* BEGIN *

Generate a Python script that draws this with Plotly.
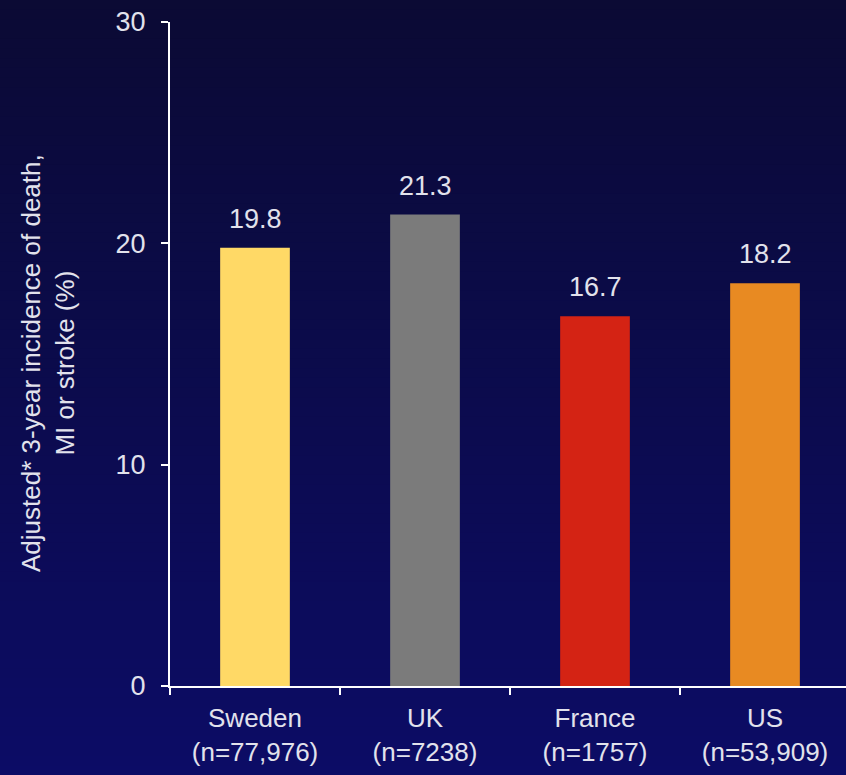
import plotly.graph_objects as go

# Data
countries = ["Sweden", "UK", "France", "US"]
sample_sizes = ["n=77,976", "n=7238", "n=1757", "n=53,909"]
incidence = [19.8, 21.3, 16.7, 18.2]
bar_colors = ["#FFD966", "#7B7B7B", "#D42314", "#E88A22"]
y_ticks = [0, 10, 20, 30]

FONT = "Liberation Sans, Arial, sans-serif"
TEXT_COLOR = "#E2E2EC"

W, H = 846, 775
M_L, M_R, M_T, M_B = 170, 0, 22, 89
plot_w = W - M_L - M_R
plot_h = H - M_T - M_B

labels = [f"{c}<br>({n})" for c, n in zip(countries, sample_sizes)]

fig = go.Figure()
fig.add_trace(go.Bar(
    x=labels,
    y=incidence,
    marker=dict(color=bar_colors, line=dict(width=0)),
    width=0.41,
    hoverinfo="skip",
))

# Value labels above each bar
for lab, v in zip(labels, incidence):
    fig.add_annotation(
        x=lab, y=v, text=f"{v}", showarrow=False,
        xanchor="center", yanchor="bottom", yshift=12,
        font=dict(family=FONT, size=27, color=TEXT_COLOR),
    )

# Rotated y-axis title
fig.add_annotation(
    xref="paper", yref="paper",
    x=(48 - M_L) / plot_w, y=(H - M_B - 363) / plot_h,
    text="Adjusted* 3-year incidence of death,<br>MI or stroke (%)",
    textangle=-90, showarrow=False,
    xanchor="center", yanchor="middle",
    font=dict(family=FONT, size=26, color=TEXT_COLOR),
)

# Vertical navy gradient background drawn as thin bands
top_rgb = (0x0B, 0x0A, 0x34)
bot_rgb = (0x0C, 0x0C, 0x66)
n_bands = 80
shapes = []
for i in range(n_bands):
    py0 = H * i / n_bands
    py1 = H * (i + 1) / n_bands + 1
    t = (i + 0.5) / n_bands
    c = tuple(round(a + (b - a) * t) for a, b in zip(top_rgb, bot_rgb))
    shapes.append(dict(
        type="rect", xref="paper", yref="paper", layer="below",
        x0=-0.4, x1=1.1,
        y0=(H - M_B - py1) / plot_h, y1=(H - M_B - py0) / plot_h,
        fillcolor="rgb(%d,%d,%d)" % c, line=dict(width=0),
    ))

fig.update_layout(
    width=W, height=H,
    margin=dict(l=M_L, r=M_R, t=M_T, b=M_B, pad=0),
    paper_bgcolor="#0B0A34",
    plot_bgcolor="rgba(0,0,0,0)",
    shapes=shapes,
    showlegend=False,
    font=dict(family=FONT, color=TEXT_COLOR),
    xaxis=dict(
        type="category",
        range=[-0.5, 3.5 - 4 / 170],
        showline=True, linecolor="white", linewidth=2,
        ticks="outside", tickson="boundaries", ticklen=7, tickwidth=2, tickcolor="white",
        tickfont=dict(family=FONT, size=26, color=TEXT_COLOR),
        ticklabelstandoff=8,
        showgrid=False, zeroline=False, fixedrange=True,
    ),
    yaxis=dict(
        range=[0, 30],
        tickvals=y_ticks,
        showline=True, linecolor="white", linewidth=2,
        ticks="outside", ticklen=7, tickwidth=2, tickcolor="white",
        tickfont=dict(family=FONT, size=27, color=TEXT_COLOR),
        ticklabelstandoff=10,
        showgrid=False, zeroline=False, fixedrange=True,
    ),
)

fig.write_html("out.html", config={"displayModeBar": False})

* END *

• **Given instruction**
Leave the images out, please, and restate each line word for word.

• **Solved exercise**
Generate a Python script that draws this with Plotly.
import plotly.graph_objects as go

# Data
countries = ["Sweden", "UK", "France", "US"]
sample_sizes = ["n=77,976", "n=7238", "n=1757", "n=53,909"]
incidence = [19.8, 21.3, 16.7, 18.2]
bar_colors = ["#FFD966", "#7B7B7B", "#D42314", "#E88A22"]
y_ticks = [0, 10, 20, 30]

FONT = "Liberation Sans, Arial, sans-serif"
TEXT_COLOR = "#E2E2EC"

W, H = 846, 775
M_L, M_R, M_T, M_B = 170, 0, 22, 89
plot_w = W - M_L - M_R
plot_h = H - M_T - M_B

labels = [f"{c}<br>({n})" for c, n in zip(countries, sample_sizes)]

fig = go.Figure()
fig.add_trace(go.Bar(
    x=labels,
    y=incidence,
    marker=dict(color=bar_colors, line=dict(width=0)),
    width=0.41,
    hoverinfo="skip",
))

# Value labels above each bar
for lab, v in zip(labels, incidence):
    fig.add_annotation(
        x=lab, y=v, text=f"{v}", showarrow=False,
        xanchor="center", yanchor="bottom", yshift=12,
        font=dict(family=FONT, size=27, color=TEXT_COLOR),
    )

# Rotated y-axis title
fig.add_annotation(
    xref="paper", yref="paper",
    x=(48 - M_L) / plot_w, y=(H - M_B - 363) / plot_h,
    text="Adjusted* 3-year incidence of death,<br>MI or stroke (%)",
    textangle=-90, showarrow=False,
    xanchor="center", yanchor="middle",
    font=dict(family=FONT, size=26, color=TEXT_COLOR),
)

# Vertical navy gradient background drawn as thin bands
top_rgb = (0x0B, 0x0A, 0x34)
bot_rgb = (0x0C, 0x0C, 0x66)
n_bands = 80
shapes = []
for i in range(n_bands):
    py0 = H * i / n_bands
    py1 = H * (i + 1) / n_bands + 1
    t = (i + 0.5) / n_bands
    c = tuple(round(a + (b - a) * t) for a, b in zip(top_rgb, bot_rgb))
    shapes.append(dict(
        type="rect", xref="paper", yref="paper", layer="below",
        x0=-0.4, x1=1.1,
        y0=(H - M_B - py1) / plot_h, y1=(H - M_B - py0) / plot_h,
        fillcolor="rgb(%d,%d,%d)" % c, line=dict(width=0),
    ))

fig.update_layout(
    width=W, height=H,
    margin=dict(l=M_L, r=M_R, t=M_T, b=M_B, pad=0),
    paper_bgcolor="#0B0A34",
    plot_bgcolor="rgba(0,0,0,0)",
    shapes=shapes,
    showlegend=False,
    font=dict(family=FONT, color=TEXT_COLOR),
    xaxis=dict(
        type="category",
        range=[-0.5, 3.5 - 4 / 170],
        showline=True, linecolor="white", linewidth=2,
        ticks="outside", tickson="boundaries", ticklen=7, tickwidth=2, tickcolor="white",
        tickfont=dict(family=FONT, size=26, color=TEXT_COLOR),
        ticklabelstandoff=8,
        showgrid=False, zeroline=False, fixedrange=True,
    ),
    yaxis=dict(
        range=[0, 30],
        tickvals=y_ticks,
        showline=True, linecolor="white", linewidth=2,
        ticks="outside", ticklen=7, tickwidth=2, tickcolor="white",
        tickfont=dict(family=FONT, size=27, color=TEXT_COLOR),
        ticklabelstandoff=10,
        showgrid=False, zeroline=False, fixedrange=True,
    ),
)

fig.write_html("out.html", config={"displayModeBar": False})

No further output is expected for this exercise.